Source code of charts
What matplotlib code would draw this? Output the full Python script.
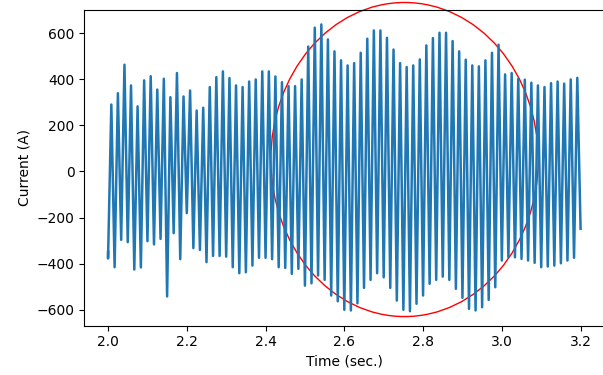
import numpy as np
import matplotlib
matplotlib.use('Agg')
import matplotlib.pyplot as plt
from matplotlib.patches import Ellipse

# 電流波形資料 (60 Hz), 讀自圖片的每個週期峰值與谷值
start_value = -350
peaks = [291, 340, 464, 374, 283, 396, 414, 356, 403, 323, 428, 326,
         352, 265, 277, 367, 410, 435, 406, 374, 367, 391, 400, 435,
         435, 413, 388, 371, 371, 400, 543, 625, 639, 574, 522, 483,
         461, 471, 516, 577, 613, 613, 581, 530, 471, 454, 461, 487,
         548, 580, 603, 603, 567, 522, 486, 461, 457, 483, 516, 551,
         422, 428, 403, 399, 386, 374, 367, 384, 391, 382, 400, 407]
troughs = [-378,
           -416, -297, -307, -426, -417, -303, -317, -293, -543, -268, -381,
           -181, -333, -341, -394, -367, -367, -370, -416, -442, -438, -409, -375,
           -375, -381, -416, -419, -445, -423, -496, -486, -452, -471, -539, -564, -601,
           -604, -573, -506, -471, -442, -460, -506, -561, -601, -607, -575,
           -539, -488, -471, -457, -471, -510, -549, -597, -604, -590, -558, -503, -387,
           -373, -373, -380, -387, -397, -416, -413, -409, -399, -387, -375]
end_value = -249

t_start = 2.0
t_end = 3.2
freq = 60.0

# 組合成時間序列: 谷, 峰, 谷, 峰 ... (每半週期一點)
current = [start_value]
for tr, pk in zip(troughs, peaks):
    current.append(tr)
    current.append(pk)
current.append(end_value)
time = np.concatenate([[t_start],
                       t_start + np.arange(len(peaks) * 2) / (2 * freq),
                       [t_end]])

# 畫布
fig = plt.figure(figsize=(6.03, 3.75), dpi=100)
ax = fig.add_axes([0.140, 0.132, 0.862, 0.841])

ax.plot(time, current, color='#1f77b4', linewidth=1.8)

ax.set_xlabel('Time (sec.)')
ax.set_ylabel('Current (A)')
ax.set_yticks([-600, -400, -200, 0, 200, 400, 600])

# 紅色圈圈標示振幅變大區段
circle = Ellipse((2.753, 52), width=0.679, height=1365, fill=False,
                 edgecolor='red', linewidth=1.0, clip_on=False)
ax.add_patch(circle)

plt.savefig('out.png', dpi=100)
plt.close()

* * *

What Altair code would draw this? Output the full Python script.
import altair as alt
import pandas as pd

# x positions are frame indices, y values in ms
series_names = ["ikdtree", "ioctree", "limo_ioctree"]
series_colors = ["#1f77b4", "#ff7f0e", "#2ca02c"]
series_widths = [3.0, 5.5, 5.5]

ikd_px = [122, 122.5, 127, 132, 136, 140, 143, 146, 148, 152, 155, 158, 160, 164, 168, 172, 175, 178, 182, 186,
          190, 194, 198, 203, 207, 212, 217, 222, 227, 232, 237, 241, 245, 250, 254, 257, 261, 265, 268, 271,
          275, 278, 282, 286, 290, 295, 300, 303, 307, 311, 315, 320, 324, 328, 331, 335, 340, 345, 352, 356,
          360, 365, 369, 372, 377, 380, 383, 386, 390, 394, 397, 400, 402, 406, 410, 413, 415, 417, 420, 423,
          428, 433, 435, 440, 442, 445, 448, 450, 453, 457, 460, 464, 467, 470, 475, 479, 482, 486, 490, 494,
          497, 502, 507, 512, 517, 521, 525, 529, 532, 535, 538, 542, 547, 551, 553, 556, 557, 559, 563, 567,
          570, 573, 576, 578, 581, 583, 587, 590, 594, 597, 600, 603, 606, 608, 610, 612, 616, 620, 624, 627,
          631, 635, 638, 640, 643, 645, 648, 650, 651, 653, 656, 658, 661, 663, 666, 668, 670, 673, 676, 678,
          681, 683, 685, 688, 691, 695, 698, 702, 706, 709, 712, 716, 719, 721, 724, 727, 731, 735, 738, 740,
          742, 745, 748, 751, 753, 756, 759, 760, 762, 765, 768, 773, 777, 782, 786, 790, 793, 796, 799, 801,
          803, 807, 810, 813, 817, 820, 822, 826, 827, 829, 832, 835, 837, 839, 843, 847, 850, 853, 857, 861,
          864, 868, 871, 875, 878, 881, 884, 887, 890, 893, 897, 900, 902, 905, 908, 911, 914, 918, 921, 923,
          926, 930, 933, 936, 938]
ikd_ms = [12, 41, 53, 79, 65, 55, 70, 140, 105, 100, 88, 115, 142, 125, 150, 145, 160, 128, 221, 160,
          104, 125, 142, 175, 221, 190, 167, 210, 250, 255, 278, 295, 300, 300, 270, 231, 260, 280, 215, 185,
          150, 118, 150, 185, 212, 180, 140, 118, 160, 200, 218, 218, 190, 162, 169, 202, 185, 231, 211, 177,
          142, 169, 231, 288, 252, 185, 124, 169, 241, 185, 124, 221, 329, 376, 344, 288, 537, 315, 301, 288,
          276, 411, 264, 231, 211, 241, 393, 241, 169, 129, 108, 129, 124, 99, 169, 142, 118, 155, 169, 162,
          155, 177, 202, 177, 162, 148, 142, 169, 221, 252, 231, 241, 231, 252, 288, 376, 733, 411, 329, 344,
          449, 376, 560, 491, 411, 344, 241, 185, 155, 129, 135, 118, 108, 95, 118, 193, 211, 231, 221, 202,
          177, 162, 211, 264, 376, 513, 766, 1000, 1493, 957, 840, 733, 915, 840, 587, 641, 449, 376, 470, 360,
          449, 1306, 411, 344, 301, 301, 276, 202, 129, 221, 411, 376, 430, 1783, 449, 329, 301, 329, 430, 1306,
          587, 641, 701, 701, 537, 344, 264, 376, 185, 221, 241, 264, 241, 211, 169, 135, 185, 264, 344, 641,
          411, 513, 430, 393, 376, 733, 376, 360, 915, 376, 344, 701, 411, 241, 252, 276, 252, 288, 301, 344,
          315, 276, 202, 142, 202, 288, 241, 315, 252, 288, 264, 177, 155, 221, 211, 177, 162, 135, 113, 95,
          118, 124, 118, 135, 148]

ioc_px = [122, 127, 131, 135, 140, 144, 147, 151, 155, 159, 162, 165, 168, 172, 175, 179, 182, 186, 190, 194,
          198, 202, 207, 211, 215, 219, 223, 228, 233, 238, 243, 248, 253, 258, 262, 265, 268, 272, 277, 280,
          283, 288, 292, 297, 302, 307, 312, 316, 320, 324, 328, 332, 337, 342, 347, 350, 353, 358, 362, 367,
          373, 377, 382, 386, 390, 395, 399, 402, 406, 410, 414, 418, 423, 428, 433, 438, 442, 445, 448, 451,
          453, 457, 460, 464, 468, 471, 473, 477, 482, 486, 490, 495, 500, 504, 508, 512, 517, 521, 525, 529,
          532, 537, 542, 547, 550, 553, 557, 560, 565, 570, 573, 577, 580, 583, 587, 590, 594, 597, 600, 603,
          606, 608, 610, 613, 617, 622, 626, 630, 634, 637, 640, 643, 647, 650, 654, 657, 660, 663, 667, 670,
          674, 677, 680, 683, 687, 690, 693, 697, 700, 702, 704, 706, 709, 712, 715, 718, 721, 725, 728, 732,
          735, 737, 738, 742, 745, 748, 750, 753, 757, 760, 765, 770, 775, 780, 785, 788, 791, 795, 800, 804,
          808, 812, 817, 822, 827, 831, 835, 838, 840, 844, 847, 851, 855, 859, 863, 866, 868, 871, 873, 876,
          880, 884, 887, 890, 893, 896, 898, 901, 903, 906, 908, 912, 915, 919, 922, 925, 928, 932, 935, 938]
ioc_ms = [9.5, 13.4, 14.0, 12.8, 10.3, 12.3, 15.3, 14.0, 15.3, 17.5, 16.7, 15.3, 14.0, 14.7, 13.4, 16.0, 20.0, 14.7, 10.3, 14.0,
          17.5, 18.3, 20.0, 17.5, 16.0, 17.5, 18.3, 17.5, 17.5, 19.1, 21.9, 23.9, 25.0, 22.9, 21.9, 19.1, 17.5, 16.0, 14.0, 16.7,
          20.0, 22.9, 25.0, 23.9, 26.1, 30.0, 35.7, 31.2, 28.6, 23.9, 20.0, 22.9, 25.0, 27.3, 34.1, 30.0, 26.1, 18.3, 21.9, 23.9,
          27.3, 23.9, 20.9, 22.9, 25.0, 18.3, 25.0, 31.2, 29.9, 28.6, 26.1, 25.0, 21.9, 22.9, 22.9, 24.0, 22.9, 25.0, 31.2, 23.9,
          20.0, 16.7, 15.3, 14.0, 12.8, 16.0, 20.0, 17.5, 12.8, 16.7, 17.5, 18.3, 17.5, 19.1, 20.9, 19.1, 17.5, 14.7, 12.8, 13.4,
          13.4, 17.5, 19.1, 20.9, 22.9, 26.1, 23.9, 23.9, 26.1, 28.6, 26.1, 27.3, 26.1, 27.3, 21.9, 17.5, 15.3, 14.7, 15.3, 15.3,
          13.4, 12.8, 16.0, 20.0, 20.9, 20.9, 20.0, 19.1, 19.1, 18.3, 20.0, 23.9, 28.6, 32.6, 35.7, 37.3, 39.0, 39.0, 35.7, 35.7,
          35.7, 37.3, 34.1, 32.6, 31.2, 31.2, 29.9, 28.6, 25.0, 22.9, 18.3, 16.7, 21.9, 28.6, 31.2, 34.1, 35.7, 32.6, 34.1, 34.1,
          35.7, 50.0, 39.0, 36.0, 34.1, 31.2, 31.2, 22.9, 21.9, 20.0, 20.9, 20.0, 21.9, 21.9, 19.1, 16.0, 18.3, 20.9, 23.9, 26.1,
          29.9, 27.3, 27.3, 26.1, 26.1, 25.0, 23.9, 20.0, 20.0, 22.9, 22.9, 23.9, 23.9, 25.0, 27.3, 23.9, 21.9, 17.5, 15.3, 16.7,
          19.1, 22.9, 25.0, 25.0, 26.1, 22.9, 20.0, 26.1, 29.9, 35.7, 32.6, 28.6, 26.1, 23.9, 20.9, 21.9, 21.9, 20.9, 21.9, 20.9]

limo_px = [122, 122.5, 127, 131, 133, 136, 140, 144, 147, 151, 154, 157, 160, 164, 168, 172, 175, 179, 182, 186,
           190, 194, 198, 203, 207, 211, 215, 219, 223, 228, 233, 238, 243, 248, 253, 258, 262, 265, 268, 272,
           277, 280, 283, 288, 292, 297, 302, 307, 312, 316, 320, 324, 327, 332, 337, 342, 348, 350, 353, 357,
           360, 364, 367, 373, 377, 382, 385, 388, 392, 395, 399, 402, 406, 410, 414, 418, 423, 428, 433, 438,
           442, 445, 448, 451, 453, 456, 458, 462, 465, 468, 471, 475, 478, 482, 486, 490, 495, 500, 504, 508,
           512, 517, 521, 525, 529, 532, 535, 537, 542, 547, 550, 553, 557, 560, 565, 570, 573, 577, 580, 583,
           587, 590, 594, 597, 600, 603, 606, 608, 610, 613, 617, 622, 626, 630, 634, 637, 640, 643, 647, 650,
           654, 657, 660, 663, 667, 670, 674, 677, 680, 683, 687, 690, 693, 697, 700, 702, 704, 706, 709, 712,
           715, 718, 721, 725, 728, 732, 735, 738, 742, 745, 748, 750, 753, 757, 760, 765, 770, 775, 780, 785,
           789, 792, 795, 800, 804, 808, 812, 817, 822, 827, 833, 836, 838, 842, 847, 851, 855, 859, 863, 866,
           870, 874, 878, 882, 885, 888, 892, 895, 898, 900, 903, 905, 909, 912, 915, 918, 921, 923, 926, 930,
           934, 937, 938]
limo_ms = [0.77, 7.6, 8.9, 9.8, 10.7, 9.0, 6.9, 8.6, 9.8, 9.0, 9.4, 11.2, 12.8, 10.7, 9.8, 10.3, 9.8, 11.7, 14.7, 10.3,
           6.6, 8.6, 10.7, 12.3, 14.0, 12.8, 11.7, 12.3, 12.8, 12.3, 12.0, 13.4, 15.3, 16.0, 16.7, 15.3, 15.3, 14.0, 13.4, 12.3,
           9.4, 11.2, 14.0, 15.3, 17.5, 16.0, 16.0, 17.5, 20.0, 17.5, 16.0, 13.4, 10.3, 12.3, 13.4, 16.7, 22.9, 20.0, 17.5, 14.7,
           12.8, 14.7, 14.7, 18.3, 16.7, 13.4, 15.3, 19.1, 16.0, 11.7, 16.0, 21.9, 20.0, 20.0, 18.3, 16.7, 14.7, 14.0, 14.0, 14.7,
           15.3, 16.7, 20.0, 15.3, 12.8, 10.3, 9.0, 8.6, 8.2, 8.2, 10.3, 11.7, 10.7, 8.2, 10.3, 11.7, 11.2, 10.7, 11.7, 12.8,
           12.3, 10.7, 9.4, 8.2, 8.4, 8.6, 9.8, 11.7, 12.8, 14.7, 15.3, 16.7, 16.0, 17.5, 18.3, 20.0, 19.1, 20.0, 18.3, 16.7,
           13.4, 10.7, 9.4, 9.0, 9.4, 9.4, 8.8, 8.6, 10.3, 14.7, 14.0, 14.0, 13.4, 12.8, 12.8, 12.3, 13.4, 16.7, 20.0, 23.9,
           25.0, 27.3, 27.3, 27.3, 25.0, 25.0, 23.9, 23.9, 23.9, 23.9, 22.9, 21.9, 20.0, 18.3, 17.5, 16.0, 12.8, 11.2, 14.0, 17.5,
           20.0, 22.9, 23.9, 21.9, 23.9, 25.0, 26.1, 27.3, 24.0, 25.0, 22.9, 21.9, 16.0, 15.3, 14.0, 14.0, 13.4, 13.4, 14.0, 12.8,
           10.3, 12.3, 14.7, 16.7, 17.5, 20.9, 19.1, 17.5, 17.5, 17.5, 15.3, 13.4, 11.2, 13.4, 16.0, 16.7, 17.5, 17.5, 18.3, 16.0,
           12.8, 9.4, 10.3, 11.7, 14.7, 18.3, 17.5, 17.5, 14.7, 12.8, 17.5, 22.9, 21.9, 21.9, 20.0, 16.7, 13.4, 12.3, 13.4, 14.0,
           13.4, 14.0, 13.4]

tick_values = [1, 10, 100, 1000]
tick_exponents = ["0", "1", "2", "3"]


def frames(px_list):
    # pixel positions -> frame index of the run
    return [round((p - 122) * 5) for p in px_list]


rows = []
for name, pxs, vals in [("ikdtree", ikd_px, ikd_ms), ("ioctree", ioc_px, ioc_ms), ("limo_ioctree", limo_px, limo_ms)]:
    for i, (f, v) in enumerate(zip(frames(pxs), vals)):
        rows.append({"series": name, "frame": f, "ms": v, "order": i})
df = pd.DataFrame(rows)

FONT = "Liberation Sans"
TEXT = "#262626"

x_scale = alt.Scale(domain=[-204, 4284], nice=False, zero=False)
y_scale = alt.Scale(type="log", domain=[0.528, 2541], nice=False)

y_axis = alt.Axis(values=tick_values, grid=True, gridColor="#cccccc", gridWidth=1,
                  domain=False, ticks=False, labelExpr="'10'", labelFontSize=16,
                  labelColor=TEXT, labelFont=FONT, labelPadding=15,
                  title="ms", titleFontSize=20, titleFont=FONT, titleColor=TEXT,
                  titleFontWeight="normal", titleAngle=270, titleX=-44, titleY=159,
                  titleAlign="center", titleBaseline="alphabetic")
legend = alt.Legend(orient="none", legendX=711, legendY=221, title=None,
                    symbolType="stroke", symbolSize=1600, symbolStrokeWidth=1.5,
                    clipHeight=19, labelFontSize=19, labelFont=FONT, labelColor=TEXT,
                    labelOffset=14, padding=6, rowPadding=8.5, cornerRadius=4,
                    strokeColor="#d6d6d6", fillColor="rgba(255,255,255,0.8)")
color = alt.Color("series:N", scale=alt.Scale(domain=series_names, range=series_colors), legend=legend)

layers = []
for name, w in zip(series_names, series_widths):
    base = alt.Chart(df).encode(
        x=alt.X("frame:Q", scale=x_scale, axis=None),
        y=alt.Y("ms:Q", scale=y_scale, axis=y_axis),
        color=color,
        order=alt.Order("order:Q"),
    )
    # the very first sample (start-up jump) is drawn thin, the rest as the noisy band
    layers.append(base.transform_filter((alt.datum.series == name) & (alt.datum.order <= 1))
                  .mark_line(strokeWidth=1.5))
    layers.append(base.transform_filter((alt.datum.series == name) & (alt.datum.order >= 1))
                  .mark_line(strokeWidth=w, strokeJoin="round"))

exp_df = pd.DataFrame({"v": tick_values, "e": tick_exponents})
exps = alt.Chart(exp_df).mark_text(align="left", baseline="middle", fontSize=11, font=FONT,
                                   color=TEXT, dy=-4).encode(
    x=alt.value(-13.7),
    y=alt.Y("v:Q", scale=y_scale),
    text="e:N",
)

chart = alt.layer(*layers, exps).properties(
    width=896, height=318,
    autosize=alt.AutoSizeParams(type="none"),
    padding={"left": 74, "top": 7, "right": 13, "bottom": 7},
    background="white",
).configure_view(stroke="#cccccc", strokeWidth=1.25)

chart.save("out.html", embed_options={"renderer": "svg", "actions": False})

Task details
Extract the span of lines that starts with the line containing "What Altair code" and ends with the line containing "import pandas as pd". Keep it exact and add nothing.

Response to the exercise
What Altair code would draw this? Output the full Python script.
import altair as alt
import pandas as pd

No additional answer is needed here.